Si pour la gauche réformiste la situation est inconfortable, mais pas désespérée – elle peut toujours tenter de tisser un nouveau compromis vertueux – l’extrême gauche est bel et bien castrée. Castrée de son idéal collectiviste, mais aussi orpheline de ses moyens d’action. En effet, quel sens peut encore avoir la grève si elle met à l’arrêt les actifs propres des travailleurs ? Ces difficultés ne sont pas neuves puisqu’elles trouvent leur origine dans la perte de la figure de l’adversaire depuis la financiarisation de l’économie. Cependant, l’avènement de l’auto-entrepreneur porte cette tendance à son paroxysme.

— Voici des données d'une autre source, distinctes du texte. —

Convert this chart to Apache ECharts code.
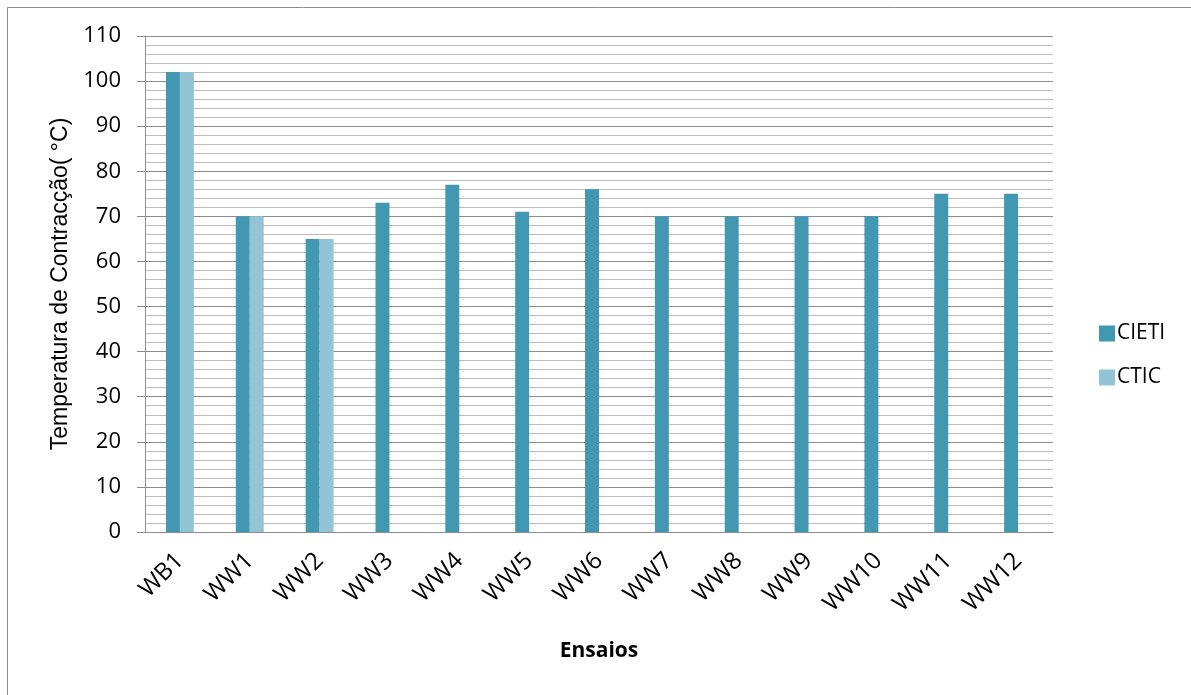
<!DOCTYPE html>
<html>
<head>
<meta charset="utf-8">
<script src="https://cdn.jsdelivr.net/npm/echarts@6/dist/echarts.min.js"></script>
<style>
  html, body { margin: 0; padding: 0; background: #fff; }
  #chart { width: 1191px; height: 695px; }
</style>
</head>
<body>
<div id="chart"></div>
<script>
// Ensaios e temperaturas de contracção (°C)
const categories = ['WB1', 'WW1', 'WW2', 'WW3', 'WW4', 'WW5', 'WW6', 'WW7', 'WW8', 'WW9', 'WW10', 'WW11', 'WW12'];
const cieti = [102, 70, 65, 73, 77, 71, 76, 70, 70, 70, 70, 75, 75];
const ctic = [102, 70, 65, null, null, null, null, null, null, null, null, null, null];
const yTicks = { min: 0, max: 110, step: 10 };

const chart = echarts.init(document.getElementById('chart'), null, { renderer: 'canvas' });

const labelFont = '"Open Sans", "Liberation Sans", sans-serif';

chart.setOption({
  animation: false,
  backgroundColor: '#ffffff',
  graphic: [{
    type: 'rect',
    shape: { x: 7.5, y: 7.5, width: 1300, height: 800 },
    style: { fill: 'none', stroke: '#8c8c8c', lineWidth: 1 },
    silent: true
  }],
  grid: { left: 145, right: 138, top: 36, bottom: 163, containLabel: false },
  legend: {
    orient: 'vertical',
    left: 1094,
    top: 318,
    itemWidth: 16,
    itemHeight: 16,
    itemGap: 23,
    icon: 'rect',
    textStyle: { fontFamily: labelFont, fontSize: 21, color: '#000', padding: [0, 0, 0, -3] },
    data: ['CIETI', 'CTIC']
  },
  xAxis: {
    type: 'category',
    data: categories,
    name: 'Ensaios',
    nameLocation: 'middle',
    nameGap: 109,
    nameTextStyle: { fontFamily: labelFont, fontWeight: 'bold', fontSize: 21, color: '#000' },
    axisLine: { show: true, lineStyle: { color: '#8c8c8c', width: 1 } },
    axisTick: { show: false },
    axisLabel: {
      rotate: 45,
      margin: 25,
      interval: 0,
      fontFamily: labelFont,
      fontSize: 24,
      color: '#000'
    },
    splitLine: { show: false }
  },
  yAxis: {
    type: 'value',
    min: yTicks.min,
    max: yTicks.max,
    interval: yTicks.step,
    name: 'Temperatura de Contracção( °C)',
    nameLocation: 'middle',
    nameGap: 71,
    nameRotate: 90,
    nameTextStyle: { fontFamily: '"Liberation Sans", Arial, sans-serif', fontSize: 23, color: '#000' },
    axisLine: { show: true, lineStyle: { color: '#8c8c8c', width: 1 } },
    axisTick: { show: true, inside: false, length: 8, lineStyle: { color: '#8c8c8c' } },
    axisLabel: { margin: 24, fontFamily: labelFont, fontSize: 22, color: '#000' },
    splitLine: { show: true, lineStyle: { color: '#8c8c8c', width: 1 } },
    minorTick: { show: false, splitNumber: 5 },
    minorSplitLine: { show: true, lineStyle: { color: '#bcbcbc', width: 1 } }
  },
  series: [
    {
      name: 'CIETI',
      type: 'bar',
      data: cieti,
      barWidth: '20%',
      barGap: '0%',
      itemStyle: { color: '#4298b0' }
    },
    {
      name: 'CTIC',
      type: 'bar',
      data: ctic,
      barWidth: '20%',
      barGap: '0%',
      itemStyle: { color: '#93c4d5' }
    }
  ]
});
</script>
</body>
</html>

Dans ce contexte, quel avenir reste-t-il à la gauche de la gauche ? Comme disait l’économiste non orthodoxe Philippe Defeyt, le fond du problème est que la critique socialiste ne remet pas en question notre mode de vie tout entier tourné vers la consommation. Dans le cas de la voiture par exemple, l’enjeu est seulement de maîtriser par qui et pour qui les voitures sont produites et redistribuées. Mais lorsque l’économie collaborative sera arrivée à maturité, quel combat pourra encore mener la gauche radicale si ce n’est une prétendue lutte progressiste contre toutes les formes de discrimination ?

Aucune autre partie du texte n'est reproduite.